Henry considered himself a loyal subject of Rome and was given the title ‘Defender of the Faith’ by Pope Leo X after he authored a book attacking the Protestant reformer Martin Luther.
However, the Pope’s repeated refusal to annul Henry’s marriage to his first wife Catherine of Aragon put their relationship under severe strain. The king became convinced his power as a prince came directly from God and was not subject to the Pope.
Race against time
Matters came to a head in January 1533, when Henry and Anne married in secret and she became pregnant. It was a race to annul the king's first marriage and validate the second before Anne gave birth. Parliament passed a series of laws restricting the power of Rome and allowed Thomas Cranmer the Archbishop of Canterbury, to annul the marriage.
The Pope promptly excommunicated Henry, banishing him from the Roman Catholic Church. A year later, Henry made himself Supreme Head of the Church of England. Those, including the former Lord Chancellor Thomas More, who refused to recognise his new title, were executed.
Henry VIII then ordered the dissolution of the monasteries. His chief minister Thomas Cromwell oversaw the disbanding of 800 religious houses with their huge wealth and lands going to the crown.
Anne runs out of time
Henry was bitterly disappointed when Anne gave birth to a stillborn boy. She hadn't produced his longed-for heir and Henry had also grown tired of her passionate temper. Anne's many enemies at court scented blood.
Next in line
Henry had stamped his authority on the country, the church and his household. Now he hoped to finally secure his dynasty.
He already had his next bride in mind - the demure and docile Jane Seymour. They married just 11 days after Anne’s beheading at the Tower of London.
Finally, there was great rejoicing when in October 1537, Jane gave birth to a son Edward at Hampton Court. Henry wept tears of joy as he tenderly held his infant heir.

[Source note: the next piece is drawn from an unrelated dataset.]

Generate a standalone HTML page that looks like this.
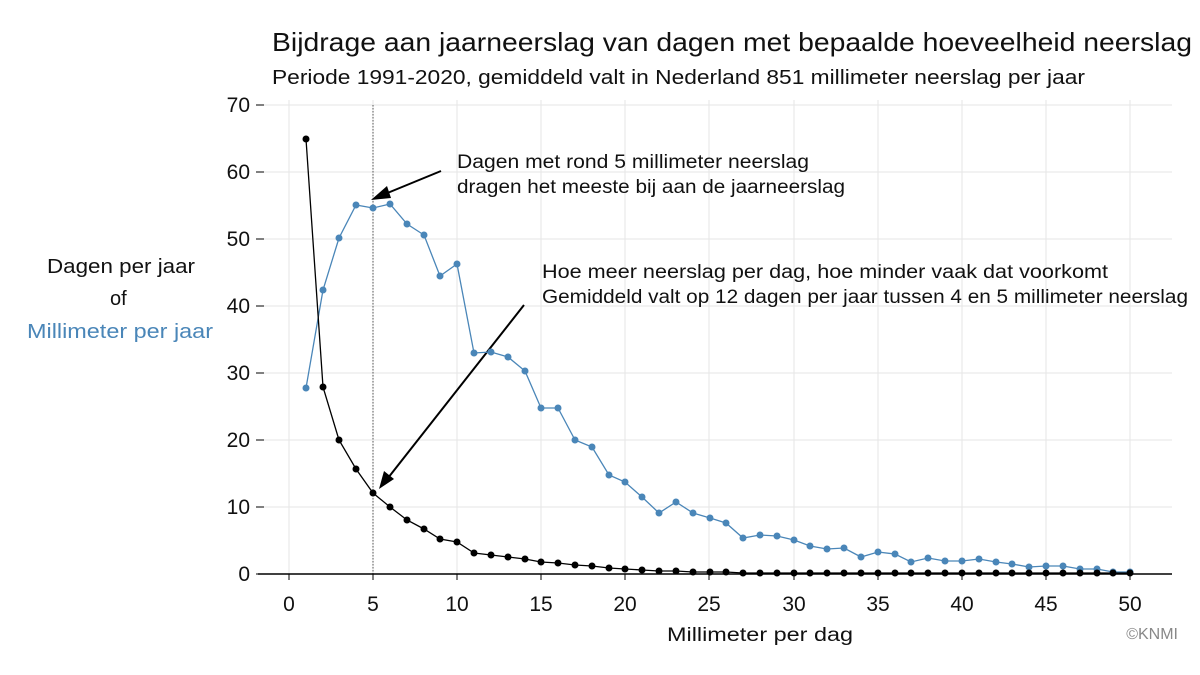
<!DOCTYPE html><html><head><meta charset="utf-8"><style>body{margin:0;background:#fff}svg{display:block;font-family:"Liberation Sans",sans-serif}</style></head><body>
<svg width="1200" height="675" viewBox="0 0 1200 675">
<g stroke="#e6e6e6" stroke-width="1">
<line x1="262" x2="1172" y1="105" y2="105"/><line x1="262" x2="1172" y1="172" y2="172"/><line x1="262" x2="1172" y1="239" y2="239"/><line x1="262" x2="1172" y1="306" y2="306"/><line x1="262" x2="1172" y1="373" y2="373"/><line x1="262" x2="1172" y1="440" y2="440"/><line x1="262" x2="1172" y1="507" y2="507"/>
<line x1="289" x2="289" y1="100" y2="574"/><line x1="373" x2="373" y1="100" y2="574"/><line x1="457" x2="457" y1="100" y2="574"/><line x1="541" x2="541" y1="100" y2="574"/><line x1="625" x2="625" y1="100" y2="574"/><line x1="709" x2="709" y1="100" y2="574"/><line x1="794" x2="794" y1="100" y2="574"/><line x1="878" x2="878" y1="100" y2="574"/><line x1="962" x2="962" y1="100" y2="574"/><line x1="1046" x2="1046" y1="100" y2="574"/><line x1="1130" x2="1130" y1="100" y2="574"/>
</g>
<line x1="373" x2="373" y1="105" y2="574" stroke="#555" stroke-dasharray="1.5,1.5"/>
<line x1="258" x2="1172" y1="574" y2="574" stroke="#000" stroke-width="1.5"/>
<g stroke="#000"><line x1="289" x2="289" y1="574" y2="580"/><line x1="373" x2="373" y1="574" y2="580"/><line x1="457" x2="457" y1="574" y2="580"/><line x1="541" x2="541" y1="574" y2="580"/><line x1="625" x2="625" y1="574" y2="580"/><line x1="709" x2="709" y1="574" y2="580"/><line x1="794" x2="794" y1="574" y2="580"/><line x1="878" x2="878" y1="574" y2="580"/><line x1="962" x2="962" y1="574" y2="580"/><line x1="1046" x2="1046" y1="574" y2="580"/><line x1="1130" x2="1130" y1="574" y2="580"/>
<line x1="256" x2="264" y1="105" y2="105"/><line x1="256" x2="264" y1="172" y2="172"/><line x1="256" x2="264" y1="239" y2="239"/><line x1="256" x2="264" y1="306" y2="306"/><line x1="256" x2="264" y1="373" y2="373"/><line x1="256" x2="264" y1="440" y2="440"/><line x1="256" x2="264" y1="507" y2="507"/><line x1="256" x2="264" y1="574" y2="574"/></g>
<g font-size="21" text-anchor="end" fill="#111"><text x="250" y="112">70</text><text x="250" y="179">60</text><text x="250" y="246">50</text><text x="250" y="313">40</text><text x="250" y="380">30</text><text x="250" y="447">20</text><text x="250" y="514">10</text><text x="250" y="581">0</text></g>
<g font-size="21" text-anchor="middle" fill="#111"><text x="289" y="611">0</text><text x="373" y="611">5</text><text x="457" y="611">10</text><text x="541" y="611">15</text><text x="625" y="611">20</text><text x="709" y="611">25</text><text x="794" y="611">30</text><text x="878" y="611">35</text><text x="962" y="611">40</text><text x="1046" y="611">45</text><text x="1130" y="611">50</text></g>
<text x="667" y="641" font-size="19" fill="#111" textLength="186" lengthAdjust="spacingAndGlyphs">Millimeter per dag</text>
<text x="1178" y="639" font-size="16" text-anchor="end" fill="#888">©KNMI</text>
<text x="272" y="51" font-size="26" fill="#111" textLength="920" lengthAdjust="spacingAndGlyphs">Bijdrage aan jaarneerslag van dagen met bepaalde hoeveelheid neerslag</text>
<text x="272" y="84" font-size="20" fill="#111" textLength="813" lengthAdjust="spacingAndGlyphs">Periode 1991-2020, gemiddeld valt in Nederland 851 millimeter neerslag per jaar</text>
<g font-size="20"><text x="47" y="273" fill="#111" textLength="148" lengthAdjust="spacingAndGlyphs">Dagen per jaar</text><text x="110" y="305" fill="#111">of</text><text x="27" y="338" fill="#4a86b8" textLength="186" lengthAdjust="spacingAndGlyphs">Millimeter per jaar</text></g>
<g font-size="19" fill="#111"><text x="457" y="168" textLength="352" lengthAdjust="spacingAndGlyphs">Dagen met rond 5 millimeter neerslag</text><text x="457" y="193" textLength="388" lengthAdjust="spacingAndGlyphs">dragen het meeste bij aan de jaarneerslag</text><text x="542" y="278" textLength="566" lengthAdjust="spacingAndGlyphs">Hoe meer neerslag per dag, hoe minder vaak dat voorkomt</text><text x="542" y="303" textLength="646" lengthAdjust="spacingAndGlyphs">Gemiddeld valt op 12 dagen per jaar tussen 4 en 5 millimeter neerslag</text></g>
<g stroke="#000" stroke-width="2"><line x1="441" y1="171" x2="385" y2="194"/><line x1="524" y1="305" x2="388" y2="478"/></g>
<polygon points="371,200 387,186 391,198" fill="#000"/><polygon points="379,489 384,471 394,479" fill="#000"/>
<polyline fill="none" stroke="#4a86b8" stroke-width="1.3" points="306,388 323,290 339,238 356,205 373,208 390,204 407,224 424,235 440,276 457,264 474,353 491,352 508,357 525,371 541,408 558,408 575,440 592,447 609,475 625,482 642,497 659,513 676,502 693,513 710,518 726,523 743,538 760,535 777,536 794,540 810,546 827,549 844,548 861,557 878,552 895,554 911,562 928,558 945,561 962,561 979,559 996,562 1012,564 1029,567 1046,566 1063,566 1080,569 1097,569 1113,572 1130,572"/>
<polyline fill="none" stroke="#000" stroke-width="1.3" points="306,139 323,387 339,440 356,469 373,493 390,507 407,520 424,529 440,539 457,542 474,553 491,555 508,557 525,559 541,562 558,563 575,565 592,566 609,568 625,569 642,570 659,571 676,571 693,572 710,572 726,572 743,573 760,573 777,573 794,573 810,573 827,573 844,573 861,573 878,573 895,573 911,573 928,573 945,573 962,573 979,573 996,573 1012,573 1029,573 1046,573 1063,573 1080,573 1097,573 1113,573 1130,573"/>
<g fill="#4a86b8"><circle cx="306" cy="388" r="3.5"/><circle cx="323" cy="290" r="3.5"/><circle cx="339" cy="238" r="3.5"/><circle cx="356" cy="205" r="3.5"/><circle cx="373" cy="208" r="3.5"/><circle cx="390" cy="204" r="3.5"/><circle cx="407" cy="224" r="3.5"/><circle cx="424" cy="235" r="3.5"/><circle cx="440" cy="276" r="3.5"/><circle cx="457" cy="264" r="3.5"/><circle cx="474" cy="353" r="3.5"/><circle cx="491" cy="352" r="3.5"/><circle cx="508" cy="357" r="3.5"/><circle cx="525" cy="371" r="3.5"/><circle cx="541" cy="408" r="3.5"/><circle cx="558" cy="408" r="3.5"/><circle cx="575" cy="440" r="3.5"/><circle cx="592" cy="447" r="3.5"/><circle cx="609" cy="475" r="3.5"/><circle cx="625" cy="482" r="3.5"/><circle cx="642" cy="497" r="3.5"/><circle cx="659" cy="513" r="3.5"/><circle cx="676" cy="502" r="3.5"/><circle cx="693" cy="513" r="3.5"/><circle cx="710" cy="518" r="3.5"/><circle cx="726" cy="523" r="3.5"/><circle cx="743" cy="538" r="3.5"/><circle cx="760" cy="535" r="3.5"/><circle cx="777" cy="536" r="3.5"/><circle cx="794" cy="540" r="3.5"/><circle cx="810" cy="546" r="3.5"/><circle cx="827" cy="549" r="3.5"/><circle cx="844" cy="548" r="3.5"/><circle cx="861" cy="557" r="3.5"/><circle cx="878" cy="552" r="3.5"/><circle cx="895" cy="554" r="3.5"/><circle cx="911" cy="562" r="3.5"/><circle cx="928" cy="558" r="3.5"/><circle cx="945" cy="561" r="3.5"/><circle cx="962" cy="561" r="3.5"/><circle cx="979" cy="559" r="3.5"/><circle cx="996" cy="562" r="3.5"/><circle cx="1012" cy="564" r="3.5"/><circle cx="1029" cy="567" r="3.5"/><circle cx="1046" cy="566" r="3.5"/><circle cx="1063" cy="566" r="3.5"/><circle cx="1080" cy="569" r="3.5"/><circle cx="1097" cy="569" r="3.5"/><circle cx="1113" cy="572" r="3.5"/><circle cx="1130" cy="572" r="3.5"/></g>
<g fill="#000"><circle cx="306" cy="139" r="3.5"/><circle cx="323" cy="387" r="3.5"/><circle cx="339" cy="440" r="3.5"/><circle cx="356" cy="469" r="3.5"/><circle cx="373" cy="493" r="3.5"/><circle cx="390" cy="507" r="3.5"/><circle cx="407" cy="520" r="3.5"/><circle cx="424" cy="529" r="3.5"/><circle cx="440" cy="539" r="3.5"/><circle cx="457" cy="542" r="3.5"/><circle cx="474" cy="553" r="3.5"/><circle cx="491" cy="555" r="3.5"/><circle cx="508" cy="557" r="3.5"/><circle cx="525" cy="559" r="3.5"/><circle cx="541" cy="562" r="3.5"/><circle cx="558" cy="563" r="3.5"/><circle cx="575" cy="565" r="3.5"/><circle cx="592" cy="566" r="3.5"/><circle cx="609" cy="568" r="3.5"/><circle cx="625" cy="569" r="3.5"/><circle cx="642" cy="570" r="3.5"/><circle cx="659" cy="571" r="3.5"/><circle cx="676" cy="571" r="3.5"/><circle cx="693" cy="572" r="3.5"/><circle cx="710" cy="572" r="3.5"/><circle cx="726" cy="572" r="3.5"/><circle cx="743" cy="573" r="3.5"/><circle cx="760" cy="573" r="3.5"/><circle cx="777" cy="573" r="3.5"/><circle cx="794" cy="573" r="3.5"/><circle cx="810" cy="573" r="3.5"/><circle cx="827" cy="573" r="3.5"/><circle cx="844" cy="573" r="3.5"/><circle cx="861" cy="573" r="3.5"/><circle cx="878" cy="573" r="3.5"/><circle cx="895" cy="573" r="3.5"/><circle cx="911" cy="573" r="3.5"/><circle cx="928" cy="573" r="3.5"/><circle cx="945" cy="573" r="3.5"/><circle cx="962" cy="573" r="3.5"/><circle cx="979" cy="573" r="3.5"/><circle cx="996" cy="573" r="3.5"/><circle cx="1012" cy="573" r="3.5"/><circle cx="1029" cy="573" r="3.5"/><circle cx="1046" cy="573" r="3.5"/><circle cx="1063" cy="573" r="3.5"/><circle cx="1080" cy="573" r="3.5"/><circle cx="1097" cy="573" r="3.5"/><circle cx="1113" cy="573" r="3.5"/><circle cx="1130" cy="573" r="3.5"/></g>
</svg></body></html>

Edward was to be the king's only legitimate son and 12 days after giving birth, Jane died from complications. Her death plunged Henry into a state of grief.
'Most precious jewel'
Henry was determined to protect the heir he described as "this whole realm's most precious jewel" and no one was allowed to approach or touch the prince without the king's written permission. All of Edward's food was carefully tasted first and the rooms in his household were scrubbed with soap three times a day.